MABANK–The first day back from Spring Break and about 40 students from Mabank Intermediate School are happy to stay after school for an hour of fun, friendship and Bible study.
Lead by volunteers, under a national nondenominational organization, KiDs Beach Club is making an impact on students and their families.
“It’s where kids connect with God,” founder/president Jack Terrell told The Monitor.
The 20-year career children’s minister from Euless formatted the one hour of activities around large and small group activities, which includes games that reinforce the lesson.
A cardinal rule for volunteers serving with the club is adults are never to be alone with any child at anytime.
Each club is sponsored by a local church which provides the screened volunteers for training, a partnering fee and after-school snacks.
While there are strict rules and training for adults working as leaders and helpers, there’s nothing but fun, excitement and learning through activities that reinforce and connect kids to Bible truths, principals and key character words.
Five short rules keep order so fun and optimism takes center stage. These are: sit up, look up, listen up, hands up and have fun.
Youngsters start off in small groups to enjoy snacks and friends, but shortly are on their feet for a very active large group worship period that uses up excess energy. The children follow student leaders and a music video to sing and move with the songs.
This is followed by an introduction to a Bible verse and a small group game that helps them remember it. On this day, the verse is: “Let the little children come to me.” Matthew 19:14.

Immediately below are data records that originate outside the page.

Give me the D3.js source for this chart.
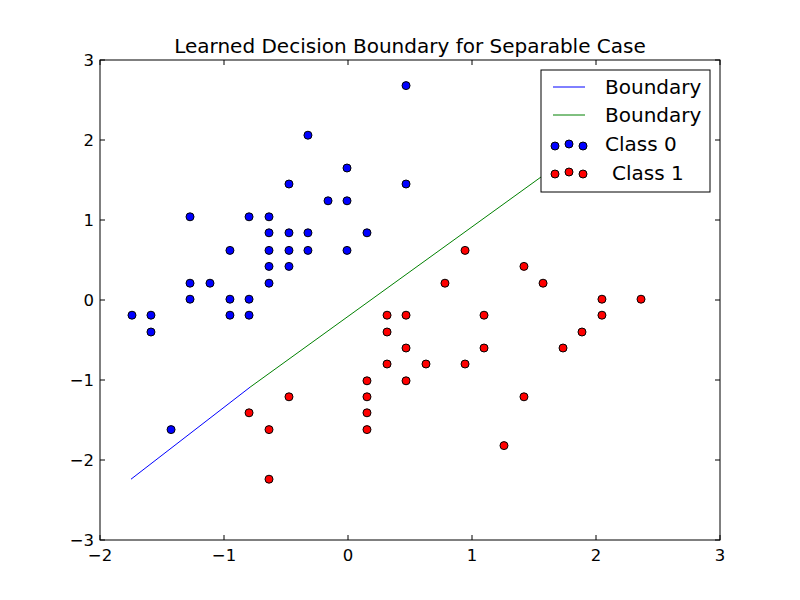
<!DOCTYPE html><html><head><meta charset="utf-8"><script src="https://cdn.jsdelivr.net/npm/d3@7"></script>
<style>body{margin:0;background:#fff}text{font-family:"DejaVu Sans",sans-serif}</style></head><body><svg id="c" width="800" height="600"></svg>
<script>
const class0X=[-1.742,-1.589,-1.589,-1.427,-1.274,-1.274,-1.274,-1.113,-0.952,-0.952,-0.952,-0.798,-0.798,-0.798,-0.637,-0.637,-0.637,-0.637,-0.637,-0.476,-0.476,-0.476,-0.476,-0.323,-0.323,-0.323,-0.161,-0.008,-0.008,-0.008,0.153,0.468,0.468];
const class0Y=[-0.19,-0.19,-0.40,-1.62,1.04,0.21,0.01,0.21,0.62,0.01,-0.19,1.04,0.01,-0.19,1.04,0.84,0.62,0.42,0.21,1.45,0.84,0.62,0.42,2.06,0.84,0.62,1.24,1.65,1.24,0.62,0.84,2.68,1.45];
const class1X=[-0.798,-0.637,-0.637,-0.476,0.153,0.153,0.153,0.153,0.315,0.315,0.315,0.468,0.468,0.468,0.629,0.782,0.944,0.944,1.097,1.097,1.258,1.419,1.419,1.573,1.734,1.887,2.048,2.048,2.363];
const class1Y=[-1.41,-1.62,-2.24,-1.21,-1.01,-1.21,-1.41,-1.62,-0.19,-0.40,-0.80,-0.19,-0.60,-1.01,-0.80,0.21,0.62,-0.80,-0.19,-0.60,-1.82,0.42,-1.21,0.21,-0.60,-0.40,0.01,-0.19,0.01];
const boundary1X=[-1.75,-0.79], boundary1Y=[-2.24,-1.09];
const boundary2X=[-0.79,2.05], boundary2Y=[-1.09,2.09];
const xTicks=[-2,-1,0,1,2,3], yTicks=[-3,-2,-1,0,1,2,3];
const svg=d3.select("#c");
const L=100,R=720,T=60,B=540;
const x=d3.scaleLinear().domain([-2,3]).range([L,R]);
const y=d3.scaleLinear().domain([-3,3]).range([B,T]);
svg.append("clipPath").attr("id","cl").append("rect").attr("x",L).attr("y",T).attr("width",R-L).attr("height",B-T);
const g=svg.append("g").attr("clip-path","url(#cl)");
const line=d3.line().x(d=>x(d[0])).y(d=>y(d[1]));
g.append("path").attr("d",line(d3.zip(boundary1X,boundary1Y))).attr("stroke","#0000ff").attr("fill","none");
g.append("path").attr("d",line(d3.zip(boundary2X,boundary2Y))).attr("stroke","#008000").attr("fill","none");
g.selectAll(".c0").data(d3.zip(class0X,class0Y)).join("circle").attr("cx",d=>x(d[0])).attr("cy",d=>y(d[1])).attr("r",4).attr("fill","#0000ff").attr("stroke","#000");
g.selectAll(".c1").data(d3.zip(class1X,class1Y)).join("circle").attr("cx",d=>x(d[0])).attr("cy",d=>y(d[1])).attr("r",4).attr("fill","#ff0000").attr("stroke","#000");
const ax=svg.append("g");
function ticks(sc,vals,orient){vals.forEach(v=>{const p=sc(v);
 if(orient==="x"){ax.append("line").attr("x1",p).attr("x2",p).attr("y1",B).attr("y2",B-5).attr("stroke","#000");
  ax.append("line").attr("x1",p).attr("x2",p).attr("y1",T).attr("y2",T+5).attr("stroke","#000");
  ax.append("text").attr("x",p).attr("y",B+21).attr("text-anchor","middle").attr("font-size",16.5).text(v<0?"\u2212"+(-v):v);}
 else{ax.append("line").attr("x1",L).attr("x2",L+5).attr("y1",p).attr("y2",p).attr("stroke","#000");
  ax.append("line").attr("x1",R).attr("x2",R-5).attr("y1",p).attr("y2",p).attr("stroke","#000");
  ax.append("text").attr("x",L-6).attr("y",p+6).attr("text-anchor","end").attr("font-size",16.5).text(v<0?"\u2212"+(-v):v);}});}
ticks(x,xTicks,"x");ticks(y,yTicks,"y");
ax.append("rect").attr("x",L).attr("y",T).attr("width",R-L).attr("height",B-T).attr("fill","none").attr("stroke","#000");
svg.append("text").attr("x",410).attr("y",53).attr("text-anchor","middle").attr("font-size",20).text("Learned Decision Boundary for Separable Case");
const lg=svg.append("g");
lg.append("rect").attr("x",541).attr("y",70).attr("width",169).attr("height",122).attr("fill","#fff").attr("stroke","#000");
lg.append("line").attr("x1",553).attr("x2",585).attr("y1",87).attr("y2",87).attr("stroke","#0000ff");
lg.append("line").attr("x1",553).attr("x2",585).attr("y1",115).attr("y2",115).attr("stroke","#008000");
[[555,146],[569,144],[583,146]].forEach(p=>lg.append("circle").attr("cx",p[0]).attr("cy",p[1]).attr("r",4).attr("fill","#0000ff").attr("stroke","#000"));
[[555,174],[569,172],[583,174]].forEach(p=>lg.append("circle").attr("cx",p[0]).attr("cy",p[1]).attr("r",4).attr("fill","#ff0000").attr("stroke","#000"));
[["Boundary",605,94],["Boundary",605,122],["Class 0",605,151],["Class 1",612,180]].forEach(t=>lg.append("text").attr("x",t[1]).attr("y",t[2]).attr("font-size",20).text(t[0]));
</script></body></html>
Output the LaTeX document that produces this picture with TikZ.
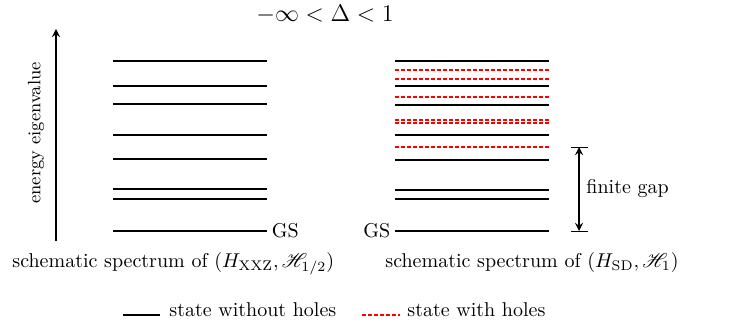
\documentclass[tikz,border=0pt]{standalone}
\usepackage{amsmath}
\usepackage{amssymb}
\usepackage{mathrsfs}
\usepackage{tikz}

\begin{document}
\begin{tikzpicture}[
    x=0.5pt, y=-0.5pt,
    level/.style={thick},
    holelevel/.style={semithick, red, dash pattern=on 2pt off 1pt},
    caption/.style={anchor=base west, inner sep=0pt},
    >=stealth
]
\useasboundingbox (0,0) rectangle (729,326);

% Title
\node[font=\large, anchor=base, inner sep=0pt] (title) at (325,22) {$-\infty < \Delta < 1$};

% Energy axis
\coordinate (ebot) at (56,241);
\coordinate (etop) at (56,29);
\draw[->, thick] (ebot) -- (etop);
\node[rotate=90, font=\small] (elabel) at (36,133) {energy eigenvalue};

% Left spectrum
\draw[level] (113,61) -- (267,61);
\draw[level] (113,86) -- (267,86);
\draw[level] (113,104) -- (267,104);
\draw[level] (113,135) -- (267,135);
\draw[level] (113,159) -- (267,159);
\draw[level] (113,189) -- (267,189);
\draw[level] (113,199) -- (267,199);
\draw[level] (113,231) -- (267,231) node[right, inner sep=2pt] (gsleft) {GS};

% Right spectrum, states without holes
\draw[level] (395,61) -- (549,61);
\draw[level] (395,86) -- (549,86);
\draw[level] (395,105) -- (549,105);
\draw[level] (395,135) -- (549,135);
\draw[level] (395,160) -- (549,160);
\draw[level] (395,190) -- (549,190);
\draw[level] (395,199) -- (549,199);
\draw[level] (549,231) -- (395,231) node[left, inner sep=2pt] (gsright) {GS};

% Right spectrum, states with holes
\draw[holelevel] (395,70) -- (549,70);
\draw[holelevel] (395,79) -- (549,79);
\draw[holelevel] (395,97) -- (549,97);
\draw[holelevel] (395,120) -- (549,120);
\draw[holelevel] (395,123) -- (549,123);
\draw[holelevel] (395,147) -- (549,147);

% Gap
\coordinate (gtop) at (579,147);
\coordinate (gbot) at (579,231);
\draw[thin] (571,147) -- (588,147);
\draw[thin] (571,231) -- (588,231);
\draw[<->, thick] (gtop) -- (gbot) node[midway, right] (gaplabel) {finite gap};

% Captions
\node[caption] (capxxz) at (12,268) {schematic spectrum of $(H_{\mathrm{XXZ}},\mathscr{H}_{1/2})$};
\node[caption] (capsd) at (385,268) {schematic spectrum of $(H_{\mathrm{SD}},\mathscr{H}_{1})$};

% Legend
\coordinate (la) at (123,315);
\coordinate (lb) at (160,315);
\coordinate (lc) at (362,315);
\coordinate (ld) at (400,315);
\draw[level] (la) -- (lb);
\node[caption] (legnohole) at (169,316) {state without holes};
\draw[holelevel] (lc) -- (ld);
\node[caption] (leghole) at (407,316) {state with holes};

\end{tikzpicture}
\end{document}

Leaders ask questions about the verse pointing out that parents who recognized Jesus was someone special wanted their children to meet him, too. And unlike some adults, Jesus felt the children were important and he wanted to spend time with them. That’s one of the ways Jesus showed his love for children.
“He’s never too busy for you,” the leader concludes before starting the memory game, which involved tossing a hackysack back and forth with each child tossing back with the next word in the verse. Each small group competed with the other groups to finish the verse and race to the other side of the room when finished where an adult holds a large sign with the word Jesus spelled out.
Then follows a short Bible reading, done aloud by select club members. On other weeks children see the story acted out or through various other interactive ways.
A review activity follows in small groups with some more games.
Throughout the hour, children are rewarded for appropriate behavior with tickets and points that are redeemed at the end of the hour with a trip to the treasure chest.
“The word describing Jesus’ character in this lesson,” leader Stacy Ross says, “and one he wants every follower of his to adopt is Love.”
The children are attentive and well-mannered as the hour progresses. A loving atmosphere is in evidence through their behavior and interaction with adult volunteers.
“Children have tender, open, receptive hearts,” Terrell observes, “that’s why we do Beach Club.”
Started in 2003 in Euless and expanded into a national organization in 2006, the KiDs Beach Club is in 146 schools in eight states and has more than 10,000 student enrolled.
The 2,193 volunteers , which include parents, and 107 partnering churches are Making Jesus Cool at School!®
Each third-sixth grade student participates with permission from their parents in an upbeat, positive atmosphere.
Up until this year, Bibles were presented as incentives; 24 per club, one for each week the club meets. But this year, a member of the board of directors challenged the organization to ask, “Why not provide each child with his or her own special KiDs Beach Club Bible at no cost to the children?”
At Mabank Intermediate, most of the children remembered to bring their Bibles to club time and earned points for doing so. Each child read from it and found key words from within its pages.
The KiDs Beach Club also lowers barriers between families and the partnering church through the loving volunteers that form healthy, trusting relationships within the club setting. “God is made known through his people,” Terrell said.
In Mabank ISD, a club is found in each elementary school, as well as in Kemp and Eustace intermediate schools, and Malakoff and Tool elementary schools. More are located in Athens, Brownsboro, Chandler, Ennis and Corsicana.
Nearly 10 years ago, 48 percent of families whose students participated in the club did not identify with any church affiliation.
Last year, that percentage had grown to 62 percent, Terrell said.
KiDs Beach Club opens a tremendous opportunity for partnering churches to make connections with families that have no church home, he pointed out.